The ancient flag of Galicia (then kingdom) was based mainly on its coat of arms until the 19th century. However when in 1833 the Government of Spain decided to abolish the kingdom and divided it in four provinces, the Galician emblem as well as flag, lost its legal status and international validity. It wouldn't be until the late 19th century that some Galician intellectuals (nationalist politicians and writers) began to use a new flag as symbol a renewed national unity for Galicia. That flag, what was composed by a diagonal stripe over a white background, was designated "official flag of Galicia" in 1984, after the fall of the Franco's dictatorship. In addition, the Royal Academy of Galicia asked the Galician Government to incorporate the ancient coat of arms of the kingdom onto the modern flag, being present in it since then.

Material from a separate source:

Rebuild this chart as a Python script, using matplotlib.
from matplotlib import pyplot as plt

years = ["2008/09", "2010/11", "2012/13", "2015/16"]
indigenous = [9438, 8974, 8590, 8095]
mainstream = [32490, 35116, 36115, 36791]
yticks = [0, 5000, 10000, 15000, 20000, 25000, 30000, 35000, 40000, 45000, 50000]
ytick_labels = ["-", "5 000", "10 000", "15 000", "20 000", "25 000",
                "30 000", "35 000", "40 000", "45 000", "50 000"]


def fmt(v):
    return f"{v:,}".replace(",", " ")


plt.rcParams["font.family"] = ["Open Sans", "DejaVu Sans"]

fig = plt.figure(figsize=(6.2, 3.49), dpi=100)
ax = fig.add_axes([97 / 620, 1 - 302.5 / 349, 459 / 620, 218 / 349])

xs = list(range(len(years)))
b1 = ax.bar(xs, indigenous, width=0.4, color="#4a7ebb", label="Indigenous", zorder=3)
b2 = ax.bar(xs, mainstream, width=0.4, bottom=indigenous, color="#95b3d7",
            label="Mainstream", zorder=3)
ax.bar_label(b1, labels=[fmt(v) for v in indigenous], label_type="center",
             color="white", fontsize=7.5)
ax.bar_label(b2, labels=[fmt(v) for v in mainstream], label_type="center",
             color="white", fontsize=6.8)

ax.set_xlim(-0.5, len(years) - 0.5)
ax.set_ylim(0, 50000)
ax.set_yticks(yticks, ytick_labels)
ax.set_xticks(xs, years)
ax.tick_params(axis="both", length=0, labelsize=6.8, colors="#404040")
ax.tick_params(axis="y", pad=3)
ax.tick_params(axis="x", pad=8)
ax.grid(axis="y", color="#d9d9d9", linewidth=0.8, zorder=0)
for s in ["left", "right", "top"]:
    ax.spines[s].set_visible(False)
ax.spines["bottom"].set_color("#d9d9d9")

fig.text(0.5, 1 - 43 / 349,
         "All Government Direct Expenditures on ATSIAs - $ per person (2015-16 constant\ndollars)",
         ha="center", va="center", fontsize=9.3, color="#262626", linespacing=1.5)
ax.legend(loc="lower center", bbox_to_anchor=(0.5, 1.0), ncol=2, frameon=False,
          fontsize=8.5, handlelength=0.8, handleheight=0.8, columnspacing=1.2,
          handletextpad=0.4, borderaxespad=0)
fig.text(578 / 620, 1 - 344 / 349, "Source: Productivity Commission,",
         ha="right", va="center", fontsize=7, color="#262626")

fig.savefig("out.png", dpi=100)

In addition of coat of arms and flag, Galicia also has an own anthem. While it is true that the kingdom of Galicia had during centuries a kind of unofficial anthem known as the "Solemn March of the kingdom", the Galician current anthem was not created until 1907, although its composition had begun already in 1880. Titled "Os Pinos" ("The Pines"), the Galician anthem lyrics was written by Eduardo Pondal, one the greatest modern Galician poets, and its music was composed by Pascual Veiga. Performed for the first time in 1907 in Havana (Cuba) by Galician emigrants, the anthem was banned since 1927 by diverse Spanish Governments until 1977, when it was officially established by the Galician authorities.